L'America
va al voto,
vincerà
la divisione

  Adesso che siamo ad una manciata di ore dalle elezione americane, anche le televisioni italiane si sono accorte che quella fra Obama e Romney è stata una partita parecchio combattuta. Il devastante passaggio di “Sandy” sembra cospirare in favore di una vittoria del Presidente uscente. L'incumbent, essendo il Presidente degli Stati Uniti, cioè la figura politica più visibile non solo del suo Paese ma del mondo intero, gode di un vantaggio naturale.
Nell'ultimo secolo, di Presidenti che non siano riusciti a guadagnarsi la rielezione si ricordano soltanto William Taft (sconfitto da Woodrow Wilson), Jimmy Carter (battuto da Ronald Reagan) e George H.W. Bush (che perse contro Bill Clinton). Sarebbe ingeneroso includere nella lista Gerald Ford, sfortunato erede di Richard Nixon (che era al secondo mandato).

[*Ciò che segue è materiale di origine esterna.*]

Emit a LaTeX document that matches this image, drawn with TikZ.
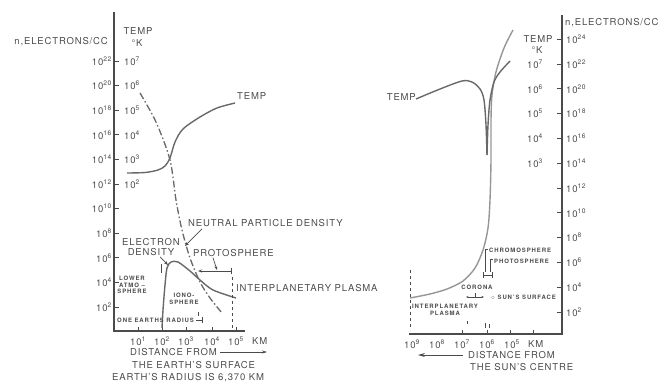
\documentclass[tikz,border=0pt]{standalone}
\usepackage{fontspec}
\setmainfont{TeX Gyre Heros}[LetterSpace=9]
\usetikzlibrary{arrows.meta,positioning,calc}
\definecolor{inkgray}{RGB}{75,75,75}
\definecolor{curvegray}{RGB}{105,105,105}
\definecolor{palegray}{RGB}{150,150,150}
\newcommand{\tenpow}[1]{10\textsuperscript{#1}}

\begin{document}
\begin{tikzpicture}[x=1pt,y=-1pt,
    axis/.style={draw=inkgray,line width=1.2pt},
    tickmark/.style={draw=inkgray,line width=0.8pt},
    curve/.style={draw=curvegray,line width=1.4pt},
    neutral/.style={draw=curvegray,line width=1.3pt,dash pattern=on 7pt off 2.5pt on 1.5pt off 2.5pt},
    pointer/.style={draw=inkgray,line width=0.7pt,-{Stealth[length=4pt,width=3pt]}},
    thinline/.style={draw=inkgray,line width=0.6pt},
    lbl/.style={text=inkgray,font=\fontsize{9.5}{10}\selectfont,inner sep=0pt},
    small/.style={text=inkgray,font=\fontsize{6}{6.8}\selectfont\bfseries\addfontfeature{LetterSpace=15},inner sep=0pt,align=center}]
    \useasboundingbox (0,0) rectangle (663,386);

    % Earth: axes and scales
    \draw[axis] (114,12) -- (114,331) -- (245,331);
    \node[lbl,anchor=east] (nEarth) at (108,42) {n,ELECTRONS/CC};
    \node[lbl] (tEarth) at (138,31) {TEMP};
    \node[lbl] (kEarth) at (137,43) {\textdegree K};
    \foreach \e [count=\k] in {2,4,...,22} {
      \pgfmathsetmacro\yy{307-24.6*(\k-1)}
      \draw[tickmark] (114,\yy) -- (119,\yy);
      \node[lbl,anchor=east] (eL\e) at (112,\yy) {\tenpow{\e}};
    }
    \foreach \t in {2,...,7} {
      \pgfmathsetmacro\yy{307-24.6*(\t+3)}
      \node[lbl,anchor=west] (tL\t) at (124,\yy) {\tenpow{\t}};
    }
    \foreach \e/\xx in {1/138,2/162,3/186,4/212,5/236} {
      \draw[tickmark] (\xx,331) -- (\xx,327);
      \node[lbl] (dL\e) at (\xx,341) {\tenpow{\e}};
    }
    \node[lbl,anchor=west] (kmL) at (252,341) {KM};
    \node[lbl,anchor=west] (distL) at (130,352) {DISTANCE FROM};
    \coordinate (distLend) at (267,352);
    \draw[thinline,-{Stealth[length=5pt,width=3pt]}] ([xshift=3pt]distL.east) -- (distLend);
    \node[lbl,anchor=west] (surfL) at (132,365) {THE EARTH'S SURFACE};
    \node[lbl,anchor=west] (radL) at (112,378) {EARTH'S RADIUS IS 6,370 KM};

    % Earth: curves
    \draw[neutral] plot[smooth] coordinates {(140,93) (156,122) (170,160) (176,200) (182,230) (190,258) (200,282) (210,298) (222,313)};
    \draw[curve] plot[smooth] coordinates {(127,173) (145,172.5) (158,170) (165,166) (170,158) (175,142) (183,129) (200,117) (217,108) (235,103)};
    \draw[curve] plot[smooth] coordinates {(162,328) (163,310) (165,285) (167,268) (171,262) (178,262) (190,271) (200,280) (213,290) (236,298)};
    \node[lbl,anchor=west] (tempL) at (237,96) {TEMP};

    % Earth: labels
    \node[lbl,align=center] (elecL) at (151,247) {ELECTRON\\DENSITY};
    \coordinate (elpeak) at (168,265);
    \draw[pointer] ([xshift=9pt,yshift=-1pt]elecL.south) -- (elpeak);
    \draw[thinline] (161,264) -- (161,273);
    \node[lbl,anchor=west] (neutL) at (188,223) {NEUTRAL PARTICLE DENSITY};
    \coordinate (nhead) at (185,246);
    \draw[pointer] ([xshift=14pt,yshift=-2pt]neutL.south west) -- (nhead);
    \node[lbl,anchor=west] (photoL) at (193,253) {PROTOSPHERE};
    \coordinate (pbl) at (198,271);
    \coordinate (pbr) at (232,271);
    \coordinate (pbot) at (232,331);
    \draw[pointer] ([xshift=20pt,yshift=-1pt]photoL.south west) -- ([xshift=19pt,yshift=1pt]pbl);
    \draw[thinline,line width=0.8pt,{Stealth[length=4pt,width=3pt]}-|] (pbl) -- (pbr);
    \draw[thinline,line width=0.8pt,dashed] ([yshift=-6pt]pbr) -- (pbot);
    \node[lbl,anchor=west] (planL) at (236,288) {INTERPLANETARY PLASMA};
    \node[small] (lowerL) at (132,285) {LOWER\\ATMO --\\SPHERE};
    \node[small] (ionoL) at (184,299) {IONO-\\SPHERE};
    \node[small,anchor=west] (radiusL) at (117,320) {ONE EARTHS RADIUS};
    \draw[thinline,-|] ([xshift=2pt]radiusL.east) -- ++(7,0);
    \draw[thinline] (198,312) -- (198,316);

    % Sun: axes and scales
    \draw[axis] (562,15) -- (562,334) -- (409,334);
    \node[lbl,anchor=west] (nSun) at (565,23) {n,ELECTRONS/CC};
    \node[lbl] (tSun) at (538,39) {TEMP};
    \node[lbl] (kSun) at (537,50) {\textdegree K};
    \foreach \e [count=\k] in {2,4,...,24} {
      \pgfmathsetmacro\yy{312-24.8*(\k-1)}
      \draw[tickmark] (557,\yy) -- (562,\yy);
      \node[lbl,anchor=west] (eR\e) at (566,\yy) {\tenpow{\e}};
    }
    \foreach \t in {3,...,7} {
      \pgfmathsetmacro\yy{312-24.8*(\t+3)}
      \node[lbl] (tR\t) at (535,\yy) {\tenpow{\t}};
    }
    \foreach \e/\xx in {9/412,8/437,7/462,6/487,5/512} {
      \node[lbl] (dR\e) at (\xx,344) {\tenpow{\e}};
    }
    \foreach \xx in {462,487,510,533} \draw[tickmark] (\xx,334) -- (\xx,330);
    \node[lbl,anchor=west] (kmR) at (528,344) {KM};
    \node[lbl,anchor=west] (distR) at (468,355) {DISTANCE FROM};
    \coordinate (distRend) at (418,355);
    \draw[thinline,line width=0.9pt,-{Stealth[length=7pt,width=4pt]}] ([xshift=-5pt]distR.west) -- (distRend);
    \node[lbl,anchor=west] (centR) at (470,367) {THE SUN'S CENTRE};

    % Sun: curves
    \draw[curve,draw=palegray] plot[smooth] coordinates {(410,298) (430,294) (447,289) (463,281) (475,268) (483,250) (488,228) (490,200) (491,160) (491,120) (492,95) (496,72) (504,48) (513,30)};
    \node[lbl,anchor=east] (tempR) at (416,97) {TEMP};
    \draw[curve] plot[smooth] coordinates {(416,99) (440,89) (462,81) (472,82) (480,89) (484,100) (486,125) (487,155)};
    \draw[curve] plot[smooth] coordinates {(487,155) (488,125) (490,100) (494,82) (500,72) (510,61)};

    % Sun: labels
    \draw[thinline,dashed] (410,270) -- (410,330);
    \node[small] (planR) at (445,310) {INTERPLANETARY\\PLASMA};
    \node[small] (coronaR) at (477,287) {CORONA};
    \draw[thinline,{Stealth[length=2.5pt,width=2pt]}-{Stealth[length=2.5pt,width=2pt]}] (466,297) -- (484,297);
    \draw[thinline] (475,293) -- (475,297);
    \node[small,anchor=west] (surfR) at (491,297) {$\circ$ SUN'S SURFACE};
    \node[small,anchor=west] (chromoR) at (489,250) {CHROMOSPHERE};
    \node[small,anchor=west] (photoR) at (494,261) {PHOTOSPHERE};
    \draw[thinline] (488,249) -- (485,249) -- (485,272);
    \draw[thinline] (493,259) -- (490,259) -- (490,272);
    \draw[thinline,|-|] (483,275) -- (493,275);
    \draw[thinline,dashed] (467,321) -- (467,327);
    \draw[thinline] (485,323) -- (485,328);
    \draw[thinline] (489,324) -- (489,328);
\end{tikzpicture}
\end{document}
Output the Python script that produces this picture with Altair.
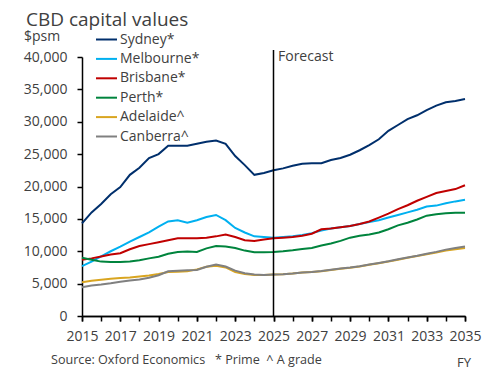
import altair as alt
import pandas as pd

years = [2015 + 0.5 * i for i in range(41)]

series_names = ["Sydney*", "Melbourne*", "Brisbane*", "Perth*", "Adelaide^", "Canberra^"]
colors = ["#002F6C", "#00B0F0", "#C00000", "#00843D", "#D9A520", "#808080"]

sydney = [14300, 16000, 17300, 18800, 19900, 21800, 22900, 24400, 25000, 26300,
          26300, 26300, 26600, 26900, 27100, 26600, 24700, 23300, 21800, 22100,
          22500, 22800, 23200, 23500, 23600, 23600, 24100, 24400, 24900, 25600,
          26400, 27300, 28600, 29500, 30400, 31000, 31800, 32500, 33000, 33200, 33500]
melbourne = [7700, 8400, 9200, 10000, 10700, 11500, 12200, 12900, 13800, 14600,
             14800, 14400, 14800, 15300, 15600, 14800, 13600, 12900, 12300, 12200,
             12100, 12200, 12300, 12500, 12800, 13200, 13500, 13700, 13900, 14200,
             14500, 14800, 15200, 15600, 16000, 16400, 16900, 17050, 17400, 17700, 17950]
brisbane = [8700, 8900, 9200, 9500, 9700, 10300, 10800, 11100, 11400, 11700,
            12000, 12000, 12000, 12100, 12300, 12600, 12200, 11700, 11600, 11800,
            12000, 12100, 12200, 12400, 12700, 13400, 13500, 13700, 13900, 14200,
            14600, 15200, 15800, 16500, 17100, 17800, 18400, 19000, 19300, 19600, 20200]
perth = [9000, 8700, 8400, 8350, 8350, 8400, 8600, 8900, 9150, 9600,
         9900, 9950, 9900, 10450, 10800, 10750, 10500, 10100, 9850, 9850,
         9900, 10000, 10150, 10350, 10500, 10900, 11200, 11600, 12100, 12400,
         12600, 12900, 13400, 14000, 14400, 14900, 15500, 15700, 15850, 15950, 15950]
adelaide = [5200, 5450, 5600, 5750, 5850, 5950, 6100, 6250, 6500, 6800,
            6850, 6900, 7200, 7600, 7750, 7500, 6800, 6500, 6350, 6350,
            6400, 6450, 6550, 6700, 6800, 6900, 7100, 7300, 7450, 7650,
            7900, 8150, 8400, 8700, 9000, 9250, 9550, 9800, 10100, 10300, 10500]
canberra = [4450, 4700, 4850, 5050, 5300, 5500, 5650, 5900, 6300, 6900,
            7000, 7050, 7100, 7600, 7950, 7650, 7000, 6600, 6400, 6350,
            6400, 6450, 6550, 6700, 6800, 6950, 7150, 7350, 7500, 7700,
            7950, 8200, 8450, 8750, 9050, 9300, 9600, 9900, 10250, 10500, 10750]

x_ticks = list(range(2015, 2036))
x_labels = list(range(2015, 2036, 2))
y_ticks = [0, 5000, 10000, 15000, 20000, 25000, 30000, 35000, 40000]
forecast_year = [2025]

all_series = [sydney, melbourne, brisbane, perth, adelaide, canberra]
rows = []
for name, vals in zip(series_names, all_series):
    for yr, v in zip(years, vals):
        rows.append({"series": name, "year": yr, "value": v, "k": series_names.index(name)})
df = pd.DataFrame(rows)

FONT = "Open Sans"
TXT = "#404040"
XSCALE = alt.Scale(domain=[2015, 2035], nice=False, zero=False)

lines = alt.Chart(df).mark_line(strokeWidth=2).encode(
    x=alt.X("year:Q", scale=XSCALE,
            axis=alt.Axis(values=x_labels, format="d", title=None, grid=False, orient="bottom",
                          domainColor="black", domainWidth=1.5, tickColor="black",
                          tickWidth=1.5, tickSize=5, labelPadding=8, labelFontSize=14,
                          labelColor=TXT, labelFont=FONT, labelFlush=False,
                          labelOverlap=False)),
    y=alt.Y("value:Q",
            scale=alt.Scale(domain=[0, 40000], nice=False),
            axis=alt.Axis(values=y_ticks, format=",.0f", title=None, grid=False,
                          domainColor="black", domainWidth=1.5, tickColor="black",
                          tickWidth=1.5, tickSize=5, labelPadding=10, labelFontSize=14,
                          labelColor=TXT, labelFont=FONT)),
    color=alt.Color("series:N",
                    scale=alt.Scale(domain=series_names, range=colors),
                    legend=alt.Legend(title=None, orient="none", legendX=13, legendY=-29,
                                      symbolType="stroke", symbolSize=441,
                                      symbolStrokeWidth=2, labelOffset=2,
                                      labelFontSize=14, labelFont=FONT, labelColor=TXT,
                                      rowPadding=0.4, padding=0)),
    order=alt.Order("k:Q"),
)

ticks = alt.Chart(pd.DataFrame({"year": x_ticks})).mark_point(opacity=0).encode(
    x=alt.X("year:Q", scale=XSCALE,
            axis=alt.Axis(values=x_ticks, labels=False, title=None, grid=False, orient="bottom",
                          domainColor="black", domainWidth=1.5, tickColor="black",
                          tickWidth=1.5, tickSize=5)),
)

rule = alt.Chart(pd.DataFrame({"year": forecast_year})).mark_rule(
    color="black", strokeWidth=1.5
).encode(x=alt.X("year:Q", scale=XSCALE, axis=None), y=alt.value(-7), y2=alt.value(259))


def label(text, x, y, size, align="left", baseline="alphabetic"):
    return alt.Chart(pd.DataFrame({"t": [text]})).mark_text(
        align=align, baseline=baseline, fontSize=size, font=FONT, color=TXT
    ).encode(x=alt.value(x), y=alt.value(y), text="t:N")


NB = "\u00a0"
title = label("CBD capital values", -56, -31, 19)
unit = label("$psm", -58, -16, 14)
fc = label("Forecast", 196, 0, 14, baseline="middle")
src = label("Source: Oxford Economics" + NB * 3 + "* Prime" + NB * 2 + "^ A grade",
            -31, 44 + 259, 12.6, baseline="middle")
fy = label("FY", 375, 47 + 259, 13, baseline="middle")

chart = alt.layer(lines, ticks, rule, title, unit, fc, src, fy).resolve_axis(
    x="independent"
).properties(
    width=383, height=259,
    autosize=alt.AutoSizeParams(type="none"),
    padding={"left": 74, "top": 49, "right": 27, "bottom": 55},
).configure_view(stroke=None)

chart.save("out.html", embed_options={"renderer": "svg", "actions": False})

Barack Obama è stato un Presidente straordinariamente popolare - in Europa. Meno negli Stati Uniti, dove egli ha rappresentato un fattore di divisione piuttosto che di unità. Il partito repubblicano, tuttavia, pare essere stato incapace di sfruttare questa delusione. I maggiorenti del partito e i governatori che sembravano, sulla carta, capaci di attrarre un più vasto consenso hanno scelto di non correre. In buona sostanza, prima che avessero inizio le primarie del partito, erano tutti convinti che Obama fosse invincibile. È stato un macroscopico errore di valutazione, ma in assenza dei cavalli, hanno corso gli asini. Dalla competizione interna al campo repubblicano, Mitt Romney è uscito come l'unico candidato possibile. Romney è, a differenza di Obama, un uomo di straordinario successo. Ha fatto benissimo il suo mestiere di investitore di private equity, con la Bain Capital da lui fondata. È stato un eccellente organizzatore delle olimpiadi invernali di Salt Lake City nel 2002. Era unanimamente considerato un ottimo governatore del Massachussets, stato pure tradizionalmente democratico. Il curriculum, l'esperienza, la capacità di gestire “ci sono”, per così dire. Il problema è che Romney si è trovato a recitare una parte non sua. Esponente dell'establishment, pragmatico per carattere, moderato nei toni, Romney ha dovuto sfidare il Presidente nella campagna elettorale più apertamente “ideologica” che si ricordi.
Per questo Romney ha voluto un vice con un profilo assai meno manageriale come Paul Ryan: che è a tutti gli effetti un politico-ideologo.
La corsa alla Presidenza si deciderà in pochi, cruciali stati “in bilico” - e chiunque vinca, ci consegnerà un'America fortemente polarizzata. E' importante poi non dimenticare che si vota anche per 33 seggi senatoriali e per la Camera dei Rappresentanti. Se i democratici si tenessero la Casa Bianca, e i repubblicani espugnassero i due rami del Parlamento, gli Usa si troverebbe ad avere esecutivo e legislativo l'un contro l'altro armati. Il che vuol dire che potrebbero calmierare l'uno gli entusiasmi dell'altro. Ma anche che, nella crisi globale, gli Stati Uniti non parlerebbero con una voce sola.